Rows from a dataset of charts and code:
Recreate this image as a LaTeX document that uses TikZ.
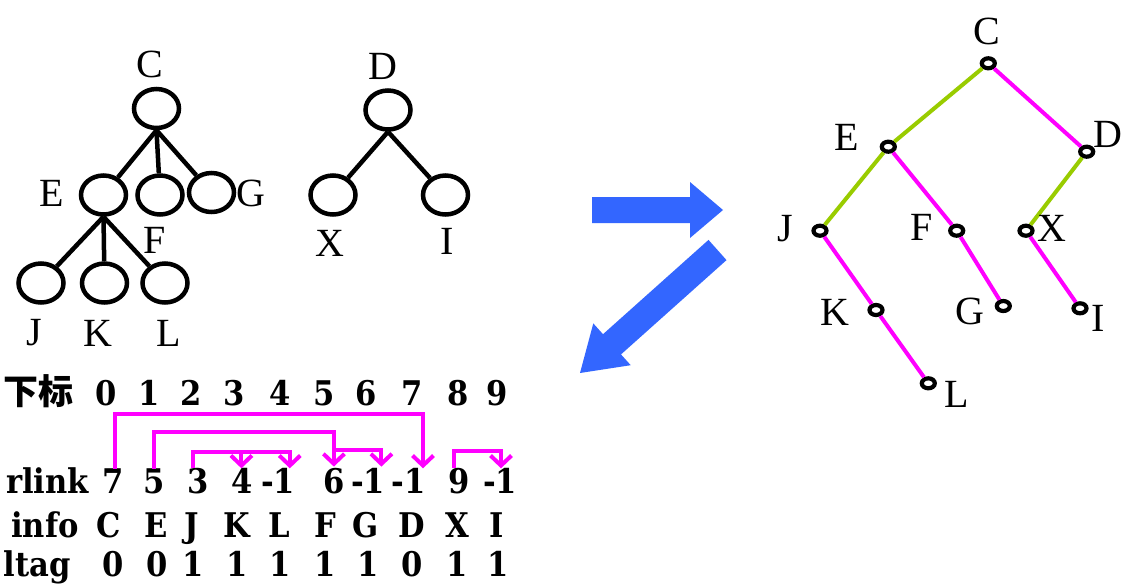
\documentclass[tikz,border=0pt]{standalone}
\usepackage{fontspec}
\setmainfont{Liberation Serif}
\newfontfamily\tabfont[FakeStretch=0.9]{DejaVu Serif}
\newfontfamily\cjk{Noto Sans CJK SC}
\usetikzlibrary{arrows.meta,shapes.geometric}
\definecolor{mag}{HTML}{FF00FF}
\definecolor{lgreen}{HTML}{99CC00}
\definecolor{arrblue}{HTML}{3366FF}
\begin{document}
\begin{tikzpicture}[x=1pt,y=-1pt,
  bigc/.style={ellipse,draw,line width=4.5pt,minimum width=45pt,minimum height=39pt,inner sep=0pt},
  smallc/.style={ellipse,draw,line width=4.2pt,minimum width=13pt,minimum height=10pt,inner sep=0pt},
  lab/.style={font=\fontsize{40}{40}\selectfont,inner sep=0pt},
  tedge/.style={line width=4.5pt},
  gedge/.style={line width=4pt,lgreen},
  medge/.style={line width=4pt,mag},
  tab/.style={font=\tabfont\bfseries\fontsize{34}{34}\selectfont,inner sep=0pt,anchor=base},
  link/.style={line width=4pt,mag},
  linkarr/.style={link,-{Straight Barb[length=10pt,width=21pt]}},
  bigarrow/.style={fill=arrblue,draw=none}
]
\useasboundingbox[fill=white] (0,0) rectangle (1121,584);

% ---------- left forest ----------
\node[bigc] (C) at (156.5,108.5) {};
\node[bigc] (E) at (103.5,195) {};
\node[bigc] (F) at (160,195) {};
\node[bigc] (G) at (211.5,192.5) {};
\node[bigc] (J) at (41,283) {};
\node[bigc] (K) at (104.5,283) {};
\node[bigc] (L) at (165,283) {};
\node[bigc] (D) at (388,110) {};
\node[bigc] (X) at (333,195) {};
\node[bigc] (I) at (445.5,195) {};

\draw[tedge] (C.south) -- (E);
\draw[tedge] (C.south) -- (F);
\draw[tedge] (C.south) -- (G);
\draw[tedge] (E.south) -- (J);
\draw[tedge] (E.south) -- (K);
\draw[tedge] (E.south) -- (L);
\draw[tedge] (D.south) -- (X);
\draw[tedge] (D.south) -- (I);

\node[lab] (lC) at (149.5,64.5) {C};
\node[lab] (lD) at (382.5,66) {D};
\node[lab] (lE) at (52,193) {E};
\node[lab] (lF) at (155,240) {F};
\node[lab] (lG) at (251,193) {G};
\node[lab] (lJ) at (34,333) {J};
\node[lab] (lK) at (98,333) {K};
\node[lab] (lL) at (169,333) {L};
\node[lab] (lX) at (329.5,243) {X};
\node[lab] (lI) at (447,241) {I};

% ---------- blue arrows ----------
\fill[bigarrow] (592,197) -- (690,197) -- (690,182) -- (723,210) -- (690,238) -- (690,223) -- (592,223) -- cycle;
\fill[bigarrow] (708.5,239.9) -- (726.5,260.1) -- (621.0,354.4) -- (630.7,365.2) -- (580,373) -- (593.3,323.4) -- (603.0,334.2) -- cycle;

% ---------- right binary tree ----------
\node[smallc] (rC) at (988.3,63.3) {};
\node[smallc] (rE) at (888.3,146.7) {};
\node[smallc] (rD) at (1086.7,151.7) {};
\node[smallc] (rJ) at (820,230.7) {};
\node[smallc] (rF) at (956.7,230.7) {};
\node[smallc] (rX) at (1026,230.7) {};
\node[smallc] (rK) at (876,310) {};
\node[smallc] (rG) at (1003.3,306) {};
\node[smallc] (rI) at (1080,308.3) {};
\node[smallc] (rL) at (928.3,383.3) {};

\draw[gedge] (rC) -- (rE);
\draw[gedge] (rE) -- (rJ);
\draw[gedge] (rD) -- (rX);
\draw[medge] (rC) -- (rD);
\draw[medge] (rE) -- (rF);
\draw[medge] (rF) -- (rG);
\draw[medge] (rJ) -- (rK);
\draw[medge] (rK) -- (rL);
\draw[medge] (rX) -- (rI);

\node[lab] (rlC) at (987,31) {C};
\node[lab] (rlE) at (847,137) {E};
\node[lab] (rlD) at (1108,134) {D};
\node[lab] (rlJ) at (785,229) {J};
\node[lab] (rlF) at (922,227) {F};
\node[lab] (rlX) at (1052,228) {X};
\node[lab] (rlK) at (835,312) {K};
\node[lab] (rlG) at (970,311) {G};
\node[lab] (rlI) at (1098,318) {I};
\node[lab] (rlL) at (957,394) {L};

% ---------- table ----------
\node[tab,font=\cjk\bfseries\fontsize{35}{35}\selectfont] (hd) at (38.5,404) {下标};
\foreach \v/\x [count=\i from 0] in {0/106,1/149,2/191,3/234,4/280,5/324,6/366,7/412,8/458,9/497}
  \node[tab] (ix\i) at (\x,405.5) {\v};

\node[tab] (hr) at (47.5,493.7) {rlink};
\foreach \v/\x [count=\i from 0] in {7/113.6,5/154,3/198,4/242,-1/278,6/334,-1/368,-1/408.5,9/459,-1/500}
  \node[tab] (r\i) at (\x,493.7) {\v};

\node[tab] (hi) at (45,537.8) {info};
\foreach \v/\x [count=\i from 0] in {C/108.5,E/156,J/191.5,K/237,L/279.7,F/325.4,G/366,D/412,X/457.6,I/496.6}
  \node[tab] (in\i) at (\x,537.8) {\v};

\node[tab] (hl) at (37,576) {ltag};
\foreach \v/\x [count=\i from 0] in {0/113.6,0/157.6,1/193,1/237,1/279.7,1/325.4,1/367.8,0/412,1/457.6,1/498.3}
  \node[tab] (lt\i) at (\x,576) {\v};

% ---------- links ----------
\coordinate (t7) at (423,468.3);
\coordinate (t5) at (333.9,466.6);
\coordinate (t6) at (381.4,466.6);
\coordinate (b56) at (333.9,450.3);
\coordinate (t3) at (241.4,468.3);
\coordinate (t4) at (289.8,468.3);
\coordinate (b34) at (241.4,452);
\coordinate (t9) at (501,468.3);

\draw[linkarr] ([xshift=1.7pt]r0.north) |- (423,414) -- (t7);
\draw[linkarr] (r1.north) |- (333.9,431.7) -- (t5);
\draw[linkarr] (b56) -| (t6);
\draw[linkarr] ([xshift=-5pt]r2.north) |- (289.8,452) -- (t4);
\draw[linkarr] (b34) -- (t3);
\draw[linkarr] ([xshift=-5pt]r8.north) |- (501,450.7) -- (t9);
\end{tikzpicture}
\end{document}
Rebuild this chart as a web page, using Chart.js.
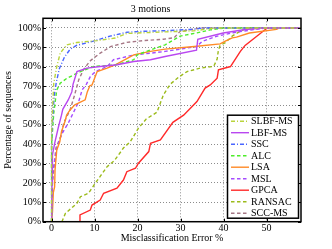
<!DOCTYPE html>
<html>
<head>
<meta charset="utf-8">
<script src="https://cdn.jsdelivr.net/npm/chart.js@4.4.1/dist/chart.umd.min.js"></script>
<style>
  html, body { margin: 0; padding: 0; background: #fff; }
  #wrap { width: 332px; height: 249px; }
</style>
</head>
<body>
<div id="wrap"><canvas id="c" width="332" height="249"></canvas></div>
<script>
const titleText = '3 motions';
const xTitle = 'Misclassification Error %';
const yTitle = 'Percentage of sequences';
const xTicks = [0, 10, 20, 30, 40, 50];
const yTicks = [0, 10, 20, 30, 40, 50, 60, 70, 80, 90, 100];
const seriesNames = ['SLBF-MS', 'LBF-MS', 'SSC', 'ALC', 'LSA', 'MSL', 'GPCA', 'RANSAC', 'SCC-MS'];

const slbfX = [0, 0, 0.3, 0.5, 1.2, 2, 2.7, 3.6, 5.9, 10.6, 14.8, 17.5, 26.4, 33, 38, 58];
const slbfY = [0, 45, 62, 71.5, 80, 87, 89, 91.3, 92.5, 93.5, 94.8, 97.2, 98, 98.5, 100, 100];

const lbfX = [0, 0.1, 0.2, 0.8, 1.6, 2.3, 2.6, 3.9, 4.7, 5, 5.9, 8.2, 11.3, 15.2, 19.1, 23, 26.4, 33.7, 34, 39.9, 45, 49.5, 58];
const lbfY = [0, 20, 34.5, 41.3, 49, 55, 58, 63, 67, 71, 77.5, 79.3, 80.1, 81, 82.7, 83.6, 85.3, 88.5, 94.2, 97.4, 99.2, 100, 100];

const sscX = [0, 0, 0.3, 0.6, 1.1, 1.8, 3, 4.3, 5.8, 9.7, 13.6, 17.5, 21.4, 26.4, 32.9, 35, 58];
const sscY = [0, 40, 55, 65, 72, 79, 85, 89, 91, 93.2, 95.8, 97.8, 98.3, 98.6, 99.3, 100, 100];

const alcX = [0, 0, 0.5, 0.9, 1.2, 2, 3.6, 6.7, 9.8, 15, 19.1, 19.9, 23, 26.4, 29.9, 33.8, 36.9, 40.2, 58];
const alcY = [0, 40, 56, 63, 68, 71.5, 74.1, 77.5, 80.1, 81, 83.6, 86.1, 88.7, 91.3, 95.8, 97.5, 99, 100, 100];

const lsaX = [0, 0.2, 0.4, 0.7, 0.8, 1.2, 1.9, 2.3, 3.1, 3.5, 4.3, 5.4, 7.8, 8.3, 8.9, 9.4, 10.6, 12.9, 14.8, 19.1, 23, 26.4, 33.8, 39.2, 40.4, 42, 43, 46, 52.3, 53, 58];
const lsaY = [0, 5, 15, 18, 26.7, 37, 41.3, 46.5, 51.7, 55.1, 57.7, 60.3, 62.9, 67, 70.2, 70.6, 77.5, 79.3, 81, 86.1, 87.9, 89.1, 90.6, 91.8, 93.2, 94.9, 95.3, 97.4, 99.3, 100, 100];

const mslX = [0, 0.2, 1.2, 2.3, 3.9, 5, 6.3, 7.1, 8.1, 9, 10.2, 12.9, 14.4, 19.1, 23, 26.4, 33.7, 35, 38, 42, 48, 50, 58];
const mslY = [0, 25, 38, 45, 51, 56, 62, 68, 71, 74.9, 77.5, 80.1, 83.6, 86.1, 87, 87.9, 90.4, 93, 95.5, 97.5, 99.5, 100, 100];

const gpcaX = [6.5, 6.6, 9, 9.4, 11.3, 12.1, 15.2, 16.7, 17.5, 19.5, 20.2, 22.6, 23, 25.3, 28.2, 30.7, 33.8, 35.7, 36.9, 38.5, 38.8, 41.6, 43.9, 45, 49.7, 50.2, 58];
const gpcaY = [0, 3.5, 6, 8.6, 11.2, 14.7, 17.3, 21.5, 25.8, 27.6, 30.2, 36.2, 40.5, 42.2, 51.3, 55, 62, 69, 70.6, 74.1, 78.4, 80.1, 87.9, 91, 99.2, 100, 100];

const ransacX = [2.4, 3.2, 5.9, 6.7, 8.6, 10.2, 11.5, 12.9, 14.6, 16.7, 18.3, 20.2, 22, 24.5, 26, 27.6, 29.5, 31.5, 34.6, 37.7, 38.5, 38.8, 39.2, 40.4, 42, 43.9, 45.7, 58];
const ransacY = [0, 4.3, 9.5, 12.9, 14.7, 20, 24, 28.4, 31.5, 38, 41.3, 48.3, 53, 56.5, 65.5, 71, 74.5, 77.5, 79.3, 80.2, 84, 88.7, 91, 92.4, 95.8, 98.4, 100, 100];

const sccX = [0, 0.2, 1, 2.3, 2.8, 4.3, 5.3, 6.3, 7.4, 8.9, 9.8, 11.3, 13.7, 17.5, 21.4, 26, 28.5, 29.9, 33.8, 35, 58];
const sccY = [0, 20, 38, 45, 50.9, 57.7, 65, 73.2, 78.4, 82.9, 84.5, 87, 90.4, 92.6, 93.5, 94.2, 95, 98.3, 99.7, 100, 100];

function pts(xs, ys) { return xs.map((x, i) => ({ x: x, y: ys[i] })); }

const styles = [
  { c: '#b9d43c', d: [4, 2, 1, 2] },
  { c: '#b947f0', d: [] },
  { c: '#4a66ff', d: [4, 2, 1, 2] },
  { c: '#4ded2a', d: [3.5, 2.5] },
  { c: '#ff8a26', d: [] },
  { c: '#a54cff', d: [3.5, 2.5] },
  { c: '#ff2a2a', d: [] },
  { c: '#9cbb1c', d: [3.5, 2.5] },
  { c: '#a67886', d: [3.5, 2.5] }
];
const allX = [slbfX, lbfX, sscX, alcX, lsaX, mslX, gpcaX, ransacX, sccX];
const allY = [slbfY, lbfY, sscY, alcY, lsaY, mslY, gpcaY, ransacY, sccY];

const datasets = seriesNames.map((n, i) => ({
  label: n,
  data: pts(allX[i], allY[i]),
  borderColor: styles[i].c,
  backgroundColor: styles[i].c,
  borderDash: styles[i].d,
  borderWidth: 1.4,
  pointRadius: 0,
  tension: 0,
  fill: false
}));

const FONT = 'Liberation Serif';

const framePlugin = {
  id: 'frame',
  afterDatasetsDraw(chart) {
    const ctx = chart.ctx;
    const a = chart.chartArea;
    const xs = chart.scales.x, ys = chart.scales.y;
    ctx.save();
    ctx.strokeStyle = '#000';
    ctx.lineWidth = 1;
    ctx.setLineDash([]);
    // inward ticks
    ctx.beginPath();
    xTicks.forEach(v => {
      const px = Math.round(xs.getPixelForValue(v)) + 0.5;
      ctx.moveTo(px, a.bottom); ctx.lineTo(px, a.bottom - 3);
      ctx.moveTo(px, a.top); ctx.lineTo(px, a.top + 3);
    });
    yTicks.forEach(v => {
      const py = Math.round(ys.getPixelForValue(v)) + 0.5;
      ctx.moveTo(a.left, py); ctx.lineTo(a.left + 3, py);
      ctx.moveTo(a.right, py); ctx.lineTo(a.right - 3, py);
    });
    ctx.stroke();
    ctx.lineWidth = 1.5;
    ctx.strokeRect(a.left, a.top, a.right - a.left, a.bottom - a.top);

    // legend
    const w = 71, h = 103;
    const L = a.right - 2.5 - w, T = a.bottom - 3.5 - h;
    ctx.fillStyle = '#fff';
    ctx.fillRect(L, T, w, h);
    ctx.lineWidth = 1.5;
    ctx.strokeStyle = '#000';
    ctx.strokeRect(L, T, w, h);
    ctx.font = '10px "' + FONT + '"';
    ctx.textBaseline = 'middle';
    ctx.textAlign = 'left';
    chart.data.datasets.forEach((ds, i) => {
      const y = T + 6 + i * 11.5;
      ctx.beginPath();
      ctx.strokeStyle = ds.borderColor;
      ctx.lineWidth = 1.4;
      ctx.setLineDash(ds.borderDash || []);
      ctx.moveTo(L + 3.5, y); ctx.lineTo(L + 21.5, y);
      ctx.stroke();
      ctx.setLineDash([]);
      ctx.fillStyle = '#000';
      ctx.fillText(ds.label, L + 23.5, y + 0.5);
    });
    ctx.restore();
  }
};

new Chart(document.getElementById('c'), {
  type: 'line',
  data: { datasets: datasets },
  options: {
    responsive: false,
    animation: false,
    devicePixelRatio: 1,
    layout: { padding: { left: 0, right: 31, top: 0, bottom: 0 } },
    plugins: {
      legend: { display: false },
      tooltip: { enabled: false },
      title: {
        display: true,
        text: titleText,
        color: '#000',
        font: { family: FONT, size: 10, weight: 'normal' },
        padding: { top: 3, bottom: 3.3 }
      }
    },
    scales: {
      x: {
        type: 'linear',
        min: -2,
        max: 58,
        afterBuildTicks: s => { s.ticks = xTicks.map(v => ({ value: v })); },
        afterFit: s => { s.height = 27.3; },
        ticks: {
          color: '#000',
          font: { family: FONT, size: 10 },
          padding: 1,
          maxRotation: 0,
          autoSkip: false
        },
        grid: { color: 'rgba(0,0,0,0.45)', lineWidth: 1, drawTicks: false },
        border: { display: false, dash: [1, 2] },
        title: {
          display: true,
          text: xTitle,
          color: '#000',
          font: { family: FONT, size: 10 },
          padding: { top: 0, bottom: 5 }
        }
      },
      y: {
        type: 'linear',
        min: 0,
        max: 105,
        afterBuildTicks: s => { s.ticks = yTicks.map(v => ({ value: v })); },
        afterFit: s => { s.width = 43; },
        ticks: {
          color: '#000',
          font: { family: FONT, size: 10 },
          padding: 2,
          autoSkip: false,
          callback: v => v + '%'
        },
        grid: { color: 'rgba(0,0,0,0.45)', lineWidth: 1, drawTicks: false },
        border: { display: false, dash: [1, 2] },
        title: {
          display: true,
          text: yTitle,
          color: '#000',
          font: { family: FONT, size: 10 },
          padding: { top: 2.5, bottom: 0 }
        }
      }
    }
  },
  plugins: [framePlugin]
});
</script>
</body>
</html>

PROBLEM STATEMENT:
Your copy should hold only the lines from the one containing "Rebuild this chart" through the one containing "99.5, 100, 100];", word for word, with no pictures.

TASK ANSWER:
Rebuild this chart as a web page, using Chart.js.
<!DOCTYPE html>
<html>
<head>
<meta charset="utf-8">
<script src="https://cdn.jsdelivr.net/npm/chart.js@4.4.1/dist/chart.umd.min.js"></script>
<style>
  html, body { margin: 0; padding: 0; background: #fff; }
  #wrap { width: 332px; height: 249px; }
</style>
</head>
<body>
<div id="wrap"><canvas id="c" width="332" height="249"></canvas></div>
<script>
const titleText = '3 motions';
const xTitle = 'Misclassification Error %';
const yTitle = 'Percentage of sequences';
const xTicks = [0, 10, 20, 30, 40, 50];
const yTicks = [0, 10, 20, 30, 40, 50, 60, 70, 80, 90, 100];
const seriesNames = ['SLBF-MS', 'LBF-MS', 'SSC', 'ALC', 'LSA', 'MSL', 'GPCA', 'RANSAC', 'SCC-MS'];

const slbfX = [0, 0, 0.3, 0.5, 1.2, 2, 2.7, 3.6, 5.9, 10.6, 14.8, 17.5, 26.4, 33, 38, 58];
const slbfY = [0, 45, 62, 71.5, 80, 87, 89, 91.3, 92.5, 93.5, 94.8, 97.2, 98, 98.5, 100, 100];

const lbfX = [0, 0.1, 0.2, 0.8, 1.6, 2.3, 2.6, 3.9, 4.7, 5, 5.9, 8.2, 11.3, 15.2, 19.1, 23, 26.4, 33.7, 34, 39.9, 45, 49.5, 58];
const lbfY = [0, 20, 34.5, 41.3, 49, 55, 58, 63, 67, 71, 77.5, 79.3, 80.1, 81, 82.7, 83.6, 85.3, 88.5, 94.2, 97.4, 99.2, 100, 100];

const sscX = [0, 0, 0.3, 0.6, 1.1, 1.8, 3, 4.3, 5.8, 9.7, 13.6, 17.5, 21.4, 26.4, 32.9, 35, 58];
const sscY = [0, 40, 55, 65, 72, 79, 85, 89, 91, 93.2, 95.8, 97.8, 98.3, 98.6, 99.3, 100, 100];

const alcX = [0, 0, 0.5, 0.9, 1.2, 2, 3.6, 6.7, 9.8, 15, 19.1, 19.9, 23, 26.4, 29.9, 33.8, 36.9, 40.2, 58];
const alcY = [0, 40, 56, 63, 68, 71.5, 74.1, 77.5, 80.1, 81, 83.6, 86.1, 88.7, 91.3, 95.8, 97.5, 99, 100, 100];

const lsaX = [0, 0.2, 0.4, 0.7, 0.8, 1.2, 1.9, 2.3, 3.1, 3.5, 4.3, 5.4, 7.8, 8.3, 8.9, 9.4, 10.6, 12.9, 14.8, 19.1, 23, 26.4, 33.8, 39.2, 40.4, 42, 43, 46, 52.3, 53, 58];
const lsaY = [0, 5, 15, 18, 26.7, 37, 41.3, 46.5, 51.7, 55.1, 57.7, 60.3, 62.9, 67, 70.2, 70.6, 77.5, 79.3, 81, 86.1, 87.9, 89.1, 90.6, 91.8, 93.2, 94.9, 95.3, 97.4, 99.3, 100, 100];

const mslX = [0, 0.2, 1.2, 2.3, 3.9, 5, 6.3, 7.1, 8.1, 9, 10.2, 12.9, 14.4, 19.1, 23, 26.4, 33.7, 35, 38, 42, 48, 50, 58];
const mslY = [0, 25, 38, 45, 51, 56, 62, 68, 71, 74.9, 77.5, 80.1, 83.6, 86.1, 87, 87.9, 90.4, 93, 95.5, 97.5, 99.5, 100, 100];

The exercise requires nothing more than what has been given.